« Alzheimer, de la disqualification à la valorisation », j’en sais quelque chose. Il y a la disqualification aux yeux des autres, de la société (ce qui n’a pas été notre cas), et il y a l’auto-disqualification de la malade, ce qui a été le cas de Janine quand par exemple elle a dit « Je suis Madame rien du tout » ou « Tu ne peux pas rester avec une femme qui ne sait plus rien faire ». En même temps elle me posait la question récurrente « Comment tu me vois? » attendant évidemment de ma part un regard valorisant, ce que j’ai fait et qui impliquait un changement de regard de ma part, comme je l’explique dans mon livre sous « Un autre regard » (p.23).
« Mystérieuses dignités » est le titre d’une des conférences. Dans mon texte » L’essentiel est que tu continues à me regarder comme un personne », je traite ce sujet à ma façon, c’est- à -dire à partir de mon expérience d’aidant, émerveillé de ce que l’aidée, en l’occurrence Janine, m’a fait découvrir et notamment la puissance de sa parole exprimant le vécu de sa maladie.
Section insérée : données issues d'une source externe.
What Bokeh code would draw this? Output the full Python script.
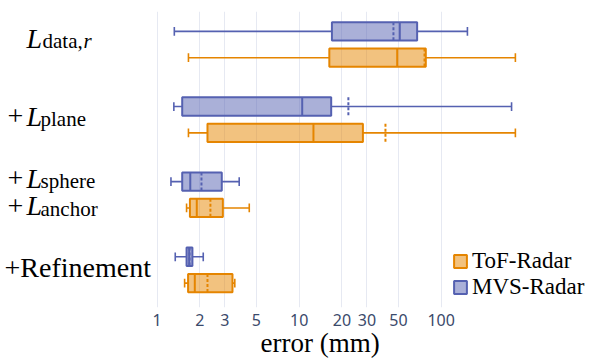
from bokeh.plotting import figure
from bokeh.models import (Range1d, FixedTicker, PrintfTickFormatter, Label,
                          Legend, LegendItem, ColumnDataSource, Title)
from bokeh.embed import file_html
from bokeh.resources import INLINE

# ---------------- data ----------------
series_names = ["ToF-Radar", "MVS-Radar"]
group_index = [0, 1, 2, 3]          # L_data,r ; +L_plane ; +L_sphere/+L_anchor ; +Refinement

mvs_low = [1.32, 1.31, 1.25, 1.34]
mvs_q1 = [17.0, 1.50, 1.50, 1.61]
mvs_med = [51.1, 10.5, 1.71, 1.68]
mvs_q3 = [67.7, 16.8, 2.85, 1.77]
mvs_high = [153.0, 313.0, 3.78, 2.11]
mvs_mean = [46.1, 22.2, 2.05, 1.69]

tof_low = [1.66, 1.66, 1.61, 1.56]
tof_q1 = [16.3, 2.26, 1.70, 1.65]
tof_med = [49.0, 12.6, 1.90, 1.84]
tof_q3 = [77.9, 28.1, 2.90, 3.39]
tof_high = [333.0, 333.0, 4.45, 3.52]
tof_mean = [76.3, 40.5, 2.37, 2.26]

x_ticks = [1, 2, 3, 5, 10, 20, 30, 50, 100]
x_label = "error (mm)"

# y tick labels: (position, prefix, main, subscript, italic subscript tail, baseline px, sub x)
ylabels = [
    (0.0, "", "L", "data,", "r", -6.5, 42),
    (1.0, "+", "L", "plane", "", -3.2, 40),
    (1.825, "+", "L", "sphere", "", -3.3, 40),
    (2.175, "+", "L", "anchor", "", -2.0, 40),
    (3.0, "+Refinement", "", "", "", -2.3, 0),
]

# ---------------- styling ----------------
MVS_C = "#5561b1"
TOF_C = "#e58500"
ROW_OFF = 0.175
BOX_H = 0.244
CAP_H = 0.058
SERIF = "Liberation Serif"


def make_source(low, q1, med, q3, high, mean, off):
    ys = [g + off for g in group_index]
    return ColumnDataSource(dict(
        y=ys, low=low, q1=q1, med=med, q3=q3, high=high, mean=mean,
        cap0=[y - CAP_H for y in ys], cap1=[y + CAP_H for y in ys],
        box0=[y - BOX_H / 2 for y in ys], box1=[y + BOX_H / 2 for y in ys],
    ))


p = figure(width=597, height=360, x_axis_type="log",
           x_range=Range1d(0.0788, 1261), y_range=Range1d(3.5, -0.44),
           output_backend="svg", toolbar_location=None, y_axis_location=None,
           min_border_left=0, min_border_right=0, min_border_top=11,
           min_border_bottom=53)
p.outline_line_color = None
p.background_fill_color = "white"
p.border_fill_color = "white"
p.ygrid.visible = False
p.xgrid.ticker = FixedTicker(ticks=x_ticks)
p.xgrid.grid_line_color = "#e6e9f2"
p.xgrid.grid_line_width = 1

ax = p.xaxis[0]
ax.ticker = FixedTicker(ticks=x_ticks, minor_ticks=[])
ax.formatter = PrintfTickFormatter(format="%d")
ax.axis_line_color = None
ax.major_tick_line_color = None
ax.minor_tick_line_color = None
ax.major_tick_out = 0
ax.major_tick_in = 0
ax.major_label_text_font = "Noto Sans"
ax.major_label_text_font_size = "16px"
ax.major_label_text_color = "#3b4a6b"
ax.major_label_standoff = 6

renderers = {}
for name, col, vals, off in [
        ("MVS-Radar", MVS_C, (mvs_low, mvs_q1, mvs_med, mvs_q3, mvs_high, mvs_mean), -ROW_OFF),
        ("ToF-Radar", TOF_C, (tof_low, tof_q1, tof_med, tof_q3, tof_high, tof_mean), ROW_OFF)]:
    src = make_source(*vals, off)
    p.segment(x0="low", y0="y", x1="q1", y1="y", source=src, line_color=col, line_width=1.6)
    p.segment(x0="q3", y0="y", x1="high", y1="y", source=src, line_color=col, line_width=1.6)
    p.segment(x0="low", y0="cap0", x1="low", y1="cap1", source=src, line_color=col, line_width=1.6)
    p.segment(x0="high", y0="cap0", x1="high", y1="cap1", source=src, line_color=col, line_width=1.6)
    box = p.hbar(y="y", left="q1", right="q3", height=BOX_H, source=src,
                 fill_color=col, fill_alpha=0.5, line_color=col, line_width=2)
    p.segment(x0="med", y0="box0", x1="med", y1="box1", source=src, line_color=col, line_width=2)
    p.segment(x0="mean", y0="box0", x1="mean", y1="box1", source=src, line_color=col,
              line_width=2, line_dash="3 2")
    renderers[name] = box

legend = Legend(items=[LegendItem(label=n, renderers=[renderers[n]]) for n in series_names],
                location=(452, 7), orientation="vertical",
                glyph_width=16, glyph_height=16, label_standoff=4, spacing=-3,
                padding=0, margin=0, border_line_color=None, background_fill_alpha=0,
                label_text_font=SERIF, label_text_font_size="23px", label_text_color="black")
p.add_layout(legend)

# y category labels (math-like composite text), placed in the left part of the frame
for ypos, prefix, main, sub, sub_it, base, subx in ylabels:
    if main == "":
        p.add_layout(Label(x=4, y=ypos, x_units="screen", y_units="data", text=prefix,
                           y_offset=-base, text_font=SERIF, text_font_size="28px",
                           text_baseline="alphabetic", text_align="left", text_color="black"))
        continue
    if prefix:
        p.add_layout(Label(x=7, y=ypos, x_units="screen", text=prefix, y_offset=-base,
                           text_font=SERIF, text_font_size="28px", text_baseline="alphabetic",
                           text_color="black"))
    p.add_layout(Label(x=26, y=ypos, x_units="screen", text=main, y_offset=-base,
                       text_font=SERIF, text_font_style="italic", text_font_size="28px",
                       text_baseline="alphabetic", text_color="black"))
    p.add_layout(Label(x=subx, y=ypos, x_units="screen", text=sub, y_offset=-base - 3,
                       text_font=SERIF, text_font_size="21px", text_baseline="alphabetic",
                       text_color="black"))
    if sub_it:
        p.add_layout(Label(x=subx + 41, y=ypos, x_units="screen", text=sub_it,
                           y_offset=-base - 3, text_font=SERIF, text_font_style="italic",
                           text_font_size="21px", text_baseline="alphabetic",
                           text_color="black"))

# axis title (placed below the axis, shifted like the reference)
p.add_layout(Title(text=x_label, align="left", offset=260, standoff=-6,
                   vertical_align="bottom", text_font=SERIF, text_font_size="27px",
                   text_font_style="normal", text_color="black"), "below")

open("out.html", "w").write(file_html(p, INLINE))
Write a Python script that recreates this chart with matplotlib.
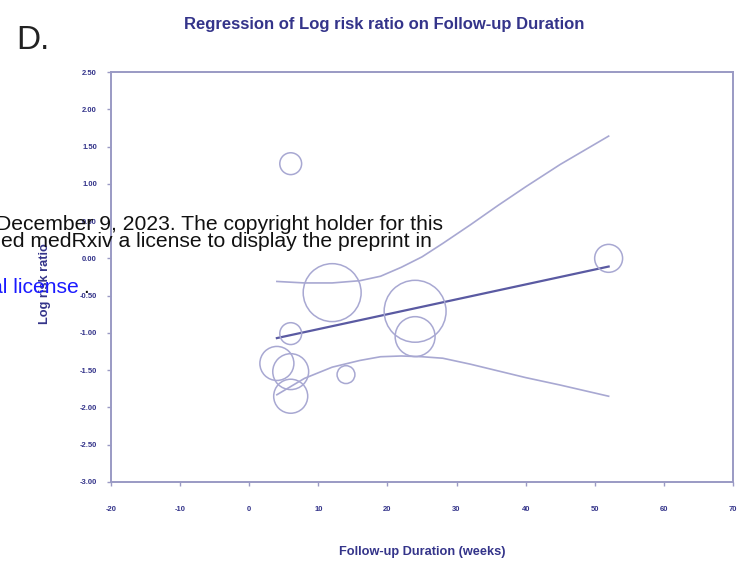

Cela a fait dire à Bruno Frappat dans « La Croix »:
« Jean Witt note les paroles de son épouse qui, souvent, sont d’une beauté mystérieuse relevant d’une poésie involontaire ». Je montre dans mon texte sur l’identité de la personne face à la maladie d’Alzheimer, comment les qualités de Janine ont été mises en lumière par l’obscurité même de sa maladie…comme un chant du cygne. Puis, je montre comment Janine disqualifiée, c’est-à-dire dépouillée par Alzheimer de toutes ses qualités, garde sa dignité de personne au plan de son être même. Et Janine a elle-même revendiqué cette dignité inconditionnelle en me disant: « L’essentiel est que tu continues à me regarder comme un personne ».
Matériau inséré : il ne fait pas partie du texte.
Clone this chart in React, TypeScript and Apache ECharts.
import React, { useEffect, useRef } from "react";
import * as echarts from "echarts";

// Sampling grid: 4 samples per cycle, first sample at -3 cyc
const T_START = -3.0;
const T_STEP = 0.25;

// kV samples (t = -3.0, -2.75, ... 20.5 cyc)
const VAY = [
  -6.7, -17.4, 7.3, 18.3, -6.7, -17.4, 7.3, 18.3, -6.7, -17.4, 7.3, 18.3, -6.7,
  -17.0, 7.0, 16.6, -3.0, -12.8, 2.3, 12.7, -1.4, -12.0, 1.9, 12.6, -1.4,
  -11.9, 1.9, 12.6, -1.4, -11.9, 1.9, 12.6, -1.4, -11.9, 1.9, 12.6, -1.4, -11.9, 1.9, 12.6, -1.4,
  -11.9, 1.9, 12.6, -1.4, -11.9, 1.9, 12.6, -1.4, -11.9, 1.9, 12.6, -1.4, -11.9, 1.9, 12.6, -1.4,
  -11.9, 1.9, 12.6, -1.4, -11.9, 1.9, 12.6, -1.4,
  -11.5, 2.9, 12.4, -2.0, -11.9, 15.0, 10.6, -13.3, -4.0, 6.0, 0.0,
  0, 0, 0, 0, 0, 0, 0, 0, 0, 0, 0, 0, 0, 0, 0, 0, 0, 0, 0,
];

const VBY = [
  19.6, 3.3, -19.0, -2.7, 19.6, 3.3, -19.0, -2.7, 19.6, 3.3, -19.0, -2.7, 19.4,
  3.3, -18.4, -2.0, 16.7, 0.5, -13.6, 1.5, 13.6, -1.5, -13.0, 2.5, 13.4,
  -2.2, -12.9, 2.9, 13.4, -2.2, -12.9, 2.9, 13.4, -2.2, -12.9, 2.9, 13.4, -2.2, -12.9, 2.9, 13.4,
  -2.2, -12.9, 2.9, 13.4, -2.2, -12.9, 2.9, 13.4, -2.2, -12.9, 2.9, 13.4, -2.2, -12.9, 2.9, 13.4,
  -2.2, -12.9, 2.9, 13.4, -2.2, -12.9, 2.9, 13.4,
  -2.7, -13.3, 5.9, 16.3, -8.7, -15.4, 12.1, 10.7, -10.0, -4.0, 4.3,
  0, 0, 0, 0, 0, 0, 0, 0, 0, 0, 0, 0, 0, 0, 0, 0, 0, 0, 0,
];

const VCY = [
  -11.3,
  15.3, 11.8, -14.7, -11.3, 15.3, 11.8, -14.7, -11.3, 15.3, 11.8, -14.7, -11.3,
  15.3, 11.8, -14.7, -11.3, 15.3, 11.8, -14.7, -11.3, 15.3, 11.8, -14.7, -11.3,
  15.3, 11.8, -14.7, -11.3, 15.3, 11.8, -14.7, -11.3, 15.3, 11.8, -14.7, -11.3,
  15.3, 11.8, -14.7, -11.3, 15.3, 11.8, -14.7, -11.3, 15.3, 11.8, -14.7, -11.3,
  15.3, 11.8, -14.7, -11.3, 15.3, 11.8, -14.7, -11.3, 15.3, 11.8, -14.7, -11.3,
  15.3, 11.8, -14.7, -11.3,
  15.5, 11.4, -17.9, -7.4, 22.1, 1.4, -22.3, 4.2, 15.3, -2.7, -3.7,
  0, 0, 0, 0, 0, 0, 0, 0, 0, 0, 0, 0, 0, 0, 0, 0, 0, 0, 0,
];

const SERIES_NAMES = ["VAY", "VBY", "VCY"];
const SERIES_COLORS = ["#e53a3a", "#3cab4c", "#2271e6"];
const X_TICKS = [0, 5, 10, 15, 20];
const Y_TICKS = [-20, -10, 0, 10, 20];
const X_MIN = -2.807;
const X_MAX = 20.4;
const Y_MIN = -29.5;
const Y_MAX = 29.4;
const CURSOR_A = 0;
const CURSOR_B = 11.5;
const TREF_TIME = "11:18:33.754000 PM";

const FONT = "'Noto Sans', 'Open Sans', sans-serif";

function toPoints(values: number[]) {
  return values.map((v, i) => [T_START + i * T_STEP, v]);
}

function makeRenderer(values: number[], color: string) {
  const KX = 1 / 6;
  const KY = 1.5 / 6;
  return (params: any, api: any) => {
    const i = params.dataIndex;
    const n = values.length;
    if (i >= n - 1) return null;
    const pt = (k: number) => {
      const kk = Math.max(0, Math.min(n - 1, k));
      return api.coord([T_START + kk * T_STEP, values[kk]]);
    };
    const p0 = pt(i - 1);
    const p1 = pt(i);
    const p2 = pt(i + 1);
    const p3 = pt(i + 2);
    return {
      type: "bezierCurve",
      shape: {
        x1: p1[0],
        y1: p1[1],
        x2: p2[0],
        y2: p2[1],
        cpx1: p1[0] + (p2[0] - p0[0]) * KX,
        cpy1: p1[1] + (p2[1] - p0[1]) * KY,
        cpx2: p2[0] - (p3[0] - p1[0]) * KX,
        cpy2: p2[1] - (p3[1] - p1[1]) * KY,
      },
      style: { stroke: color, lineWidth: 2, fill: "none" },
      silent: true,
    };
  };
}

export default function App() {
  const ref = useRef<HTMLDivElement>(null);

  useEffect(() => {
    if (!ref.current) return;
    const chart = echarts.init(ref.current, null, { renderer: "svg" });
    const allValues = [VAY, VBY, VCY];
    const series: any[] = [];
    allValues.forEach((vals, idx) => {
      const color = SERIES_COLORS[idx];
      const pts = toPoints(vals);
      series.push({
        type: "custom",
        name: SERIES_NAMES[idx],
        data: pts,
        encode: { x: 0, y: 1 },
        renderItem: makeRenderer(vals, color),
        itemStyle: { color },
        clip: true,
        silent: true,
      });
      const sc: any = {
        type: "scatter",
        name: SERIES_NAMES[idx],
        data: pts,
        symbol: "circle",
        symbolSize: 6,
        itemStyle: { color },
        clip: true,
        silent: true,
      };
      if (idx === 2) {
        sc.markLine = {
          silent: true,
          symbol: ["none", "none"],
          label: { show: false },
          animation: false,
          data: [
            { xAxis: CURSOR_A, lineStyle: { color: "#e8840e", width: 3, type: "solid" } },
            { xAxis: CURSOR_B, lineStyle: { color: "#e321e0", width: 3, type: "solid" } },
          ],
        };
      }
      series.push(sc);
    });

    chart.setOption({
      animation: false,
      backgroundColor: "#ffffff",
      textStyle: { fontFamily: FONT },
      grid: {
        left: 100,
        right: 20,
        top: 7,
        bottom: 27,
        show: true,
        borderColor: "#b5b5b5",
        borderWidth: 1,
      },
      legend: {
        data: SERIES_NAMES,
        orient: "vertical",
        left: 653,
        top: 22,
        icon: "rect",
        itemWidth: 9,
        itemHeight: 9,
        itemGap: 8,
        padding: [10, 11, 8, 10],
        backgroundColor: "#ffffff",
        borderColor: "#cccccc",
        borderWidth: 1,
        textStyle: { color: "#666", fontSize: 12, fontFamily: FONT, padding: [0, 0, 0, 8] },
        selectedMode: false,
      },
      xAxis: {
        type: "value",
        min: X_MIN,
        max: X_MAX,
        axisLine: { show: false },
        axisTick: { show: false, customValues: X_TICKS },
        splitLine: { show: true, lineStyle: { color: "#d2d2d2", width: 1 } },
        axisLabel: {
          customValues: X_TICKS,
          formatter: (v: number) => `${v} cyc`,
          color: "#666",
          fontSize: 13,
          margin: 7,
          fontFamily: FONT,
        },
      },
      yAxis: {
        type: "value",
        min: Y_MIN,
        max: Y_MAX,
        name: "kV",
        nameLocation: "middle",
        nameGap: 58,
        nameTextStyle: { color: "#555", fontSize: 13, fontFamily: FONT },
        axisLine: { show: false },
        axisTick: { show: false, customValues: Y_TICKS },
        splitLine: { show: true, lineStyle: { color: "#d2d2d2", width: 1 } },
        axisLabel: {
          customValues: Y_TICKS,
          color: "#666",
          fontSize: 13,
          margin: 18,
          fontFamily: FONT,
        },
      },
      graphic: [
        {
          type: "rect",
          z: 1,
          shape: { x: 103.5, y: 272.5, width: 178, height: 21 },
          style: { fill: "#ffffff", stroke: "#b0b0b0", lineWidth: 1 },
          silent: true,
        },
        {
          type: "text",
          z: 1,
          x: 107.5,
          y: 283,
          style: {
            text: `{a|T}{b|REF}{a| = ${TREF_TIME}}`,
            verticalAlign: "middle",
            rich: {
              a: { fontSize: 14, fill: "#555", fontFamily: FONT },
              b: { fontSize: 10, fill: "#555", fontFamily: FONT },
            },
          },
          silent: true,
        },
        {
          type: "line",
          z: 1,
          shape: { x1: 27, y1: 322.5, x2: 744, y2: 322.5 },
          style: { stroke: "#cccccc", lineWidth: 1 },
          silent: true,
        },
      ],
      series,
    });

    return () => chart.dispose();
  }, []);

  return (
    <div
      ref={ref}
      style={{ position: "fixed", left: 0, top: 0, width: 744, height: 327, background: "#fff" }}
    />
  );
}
Je montre aussi la grandeur de Janine, donc là encore sa mystérieuse dignité, en résonance avec la parole de Pascal: « La grandeur de l’homme est grande en ce qu’il se connait misérable. Un arbre ne se connait pas misérable. On n’est pas misérable sans sentiment : une maison ruinée ne l’est pas. Il n’y a que l’homme de misérable. Pensée fait la grandeur de l’homme ». Or les sentiments de Janine étaient toujours juste, ce qu’elle exprimait par ces paroles: « J’ai des cris dans la bouche, ils ne sont pas fous, ils sont normaux dans l’état où je suis ». Il fallait « valider » ses cris et plus généralement ses sentiments.
J’ai découvert en Pascal un précurseur de Naomi et de la méthode de validation, comme je le suggère dans mon article. « Quand on veut reprendre avec utilité, et montrer à un autre qu’il se trompe, il faut observer par quel côté il envisage la chose, car elle est vraie ordinairement de ce côté-là, et lui avouer cette vérité. « Qu’est-ce donc « avouer » sa vérité à un malade d’Alzheimer sinon le « valider »? J’en donne un exemple à propos d’une visite de la cathédrale de Strasbourg avec Janine. Pascal explique que naturellement l’homme ne peut sans doute pas se tromper dans le côté par où il envisage les choses, « comme les appréhensions des sens sont toujours vraies ». Cela me fait penser à la parole de Janine : »Je ne peux pas me mentir à moi-même ».